Sophie Kevany reported NGOs’ concerns that ships and lorries carrying livestock are being used to smuggle drugs and other contraband. And Summer Sewell revealed how an immigrant workforce is keeping America’s dairy industry going as it shifts to ever-bigger intensive units.
Hundreds of cosmetics products sold in the UK and Europe – including moisturisers, lipsticks, hair conditioner and sunscreen – contain ingredients that have been tested on animals, despite bans that outlawed such testing years ago, according to a new analysis.
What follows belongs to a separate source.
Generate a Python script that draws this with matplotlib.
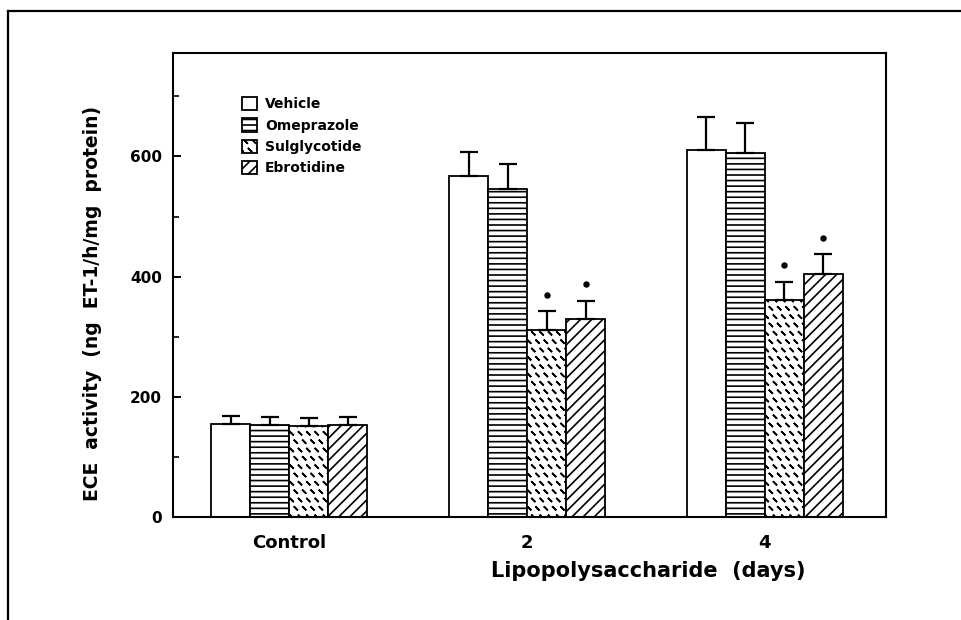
#!/usr/bin/python3
"""
ECE activity bar chart, LPS time course
"""
import numpy as np
import matplotlib
matplotlib.use("Agg")
import matplotlib.pyplot as plt
import matplotlib.hatch as mhatch
from matplotlib.path import Path
from matplotlib.patches import Patch
from matplotlib.lines import Line2D

#
# Data
#
groups = ["Control", "2", "4"]
treatments = ["Vehicle", "Omeprazole", "Sulglycotide", "Ebrotidine"]
vehicle = [155, 567, 610]
omeprazole = [154, 545, 605]
sulglycotide = [151, 312, 361]
ebrotidine = [153, 329, 404]
vehicle_err = [13, 40, 56]
omeprazole_err = [13, 42, 51]
sulglycotide_err = [13, 30, 30]
ebrotidine_err = [13, 30, 33]
vehicle_sig = [False, False, False]
omeprazole_sig = [False, False, False]
sulglycotide_sig = [False, True, True]
ebrotidine_sig = [False, True, True]


# short dash hatch for the sulglycotide bars (takes the '*' slot)
class DashHatch(mhatch.Shapes):
    size = 0.36
    filled = False

    def __init__(self, hatch, density):
        self.num_rows = hatch.count('*') * density
        self.shape_vertices = np.array([[-0.5, 0.5], [0.5, -0.5]])
        self.shape_codes = np.array([Path.MOVETO, Path.LINETO], dtype=Path.code_type)
        super().__init__(hatch, density)


mhatch._hatch_types = [h for h in mhatch._hatch_types if h is not mhatch.Stars] + [DashHatch]

plt.rcParams['font.family'] = 'DejaVu Sans'
plt.rcParams['font.weight'] = 'bold'
plt.rcParams['hatch.linewidth'] = 1.2
plt.rcParams['hatch.color'] = 'black'

fig = plt.figure(figsize=(9.61, 6.2), dpi=100)
ax = fig.add_axes([0.18, 0.166, 0.742, 0.7485])

x = np.arange(len(groups))
width = 0.164
series = [vehicle, omeprazole, sulglycotide, ebrotidine]
errors = [vehicle_err, omeprazole_err, sulglycotide_err, ebrotidine_err]
sigs = [vehicle_sig, omeprazole_sig, sulglycotide_sig, ebrotidine_sig]
hatches = ['', '---', '**', '///']

for i, (vals, err, sig, h) in enumerate(zip(series, errors, sigs, hatches)):
    pos = x + (i - 1.5) * width
    ax.bar(pos, vals, width, color='white', edgecolor='black', linewidth=1.3,
           hatch=h, zorder=2)
    ax.errorbar(pos, vals, yerr=[np.zeros(len(vals)), err], fmt='none',
                ecolor='black', elinewidth=1.6, capsize=6.5, capthick=1.6, zorder=3)
    for p, v, e, s in zip(pos, vals, err, sig):
        if s:
            ax.plot(p, v + e + 28, marker='o', markersize=3.6, color='black', zorder=4)

ax.set_xlim(-0.49, 2.51)
ax.set_ylim(0, 772)
ax.set_xticks(x)
ax.set_xticklabels(groups, fontsize=13, fontweight='bold')
ax.tick_params(axis='x', length=0, pad=12)
ax.set_yticks([0, 200, 400, 600])
ax.set_yticks([100, 300, 500, 700], minor=True)
ax.tick_params(axis='y', which='major', direction='in', length=6, width=1.4,
               labelsize=11, pad=8)
ax.tick_params(axis='y', which='minor', direction='in', length=4, width=1.2)
for lab in ax.get_yticklabels():
    lab.set_fontweight('bold')
for sp in ax.spines.values():
    sp.set_linewidth(1.5)

ax.set_ylabel("ECE  activity  (ng  ET-1/h/mg  protein)", fontsize=13.5, fontweight='bold')
ax.yaxis.set_label_coords(-0.1, 0.461)
ax.set_xlabel("Lipopolysaccharide  (days)", fontsize=15, fontweight='bold', va='top')
ax.xaxis.set_label_coords(0.666, -0.095)

handles = [Patch(facecolor='white', edgecolor='black', linewidth=1.3, hatch=h)
           for h in hatches]
ax.legend(handles, treatments, loc='upper left', bbox_to_anchor=(0.097, 0.905),
          frameon=False, prop={'size': 10, 'weight': 'bold'},
          handlelength=1.1, handleheight=1.1, handletextpad=0.55,
          labelspacing=0.5, borderpad=0, borderaxespad=0)

# outer frame of the scanned figure (top and left edges)
fig.add_artist(Line2D([0.0083, 1.0], [0.982, 0.982], transform=fig.transFigure,
                      color='black', linewidth=1.6))
fig.add_artist(Line2D([0.0083, 0.0083], [0.0, 0.982], transform=fig.transFigure,
                      color='black', linewidth=1.6))

fig.savefig("out.png", dpi=100)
On the Guardian’s Global Development site, Emma Naluyima Mugerwa and Lora Iannotti warned that growing criticism of industrial farming in the west threatens to undermine support for livestock in the developing world. “Sustainable, profitable livestock farming is a powerful option for … a way to better health and a better life,” they wrote.
Finally, farmer Chris Newman from northern Virginia talked to writer Taylor Moore as part of Guardian US’s Green Light series about why feeding people needs to be at the heart of sustainable farming. In Newman’s words: “How is it sustainable if only 1% can afford your food?“
Share your stories and feedback
Thank you to everyone who has been in touch to share their thoughts on the series. Reader Matt Sapero writes to ask whether, after its pledge to renounce fossil fuel advertising, the Guardian will also reject all non-vegan food ads, as: “… animal agriculture creates at least as much greenhouse gas, mainly methane, as fossil fuels“.
And, responding to our report on greenhouse gas emissions from meat and dairy farms, Zsuzsanna Kovacs says: “There is no question that large numbers of animals squeezed into small spaces cause all kinds of emission problems, to name only one problem. However, the problem with these articles is that animals get blamed, not management practices.”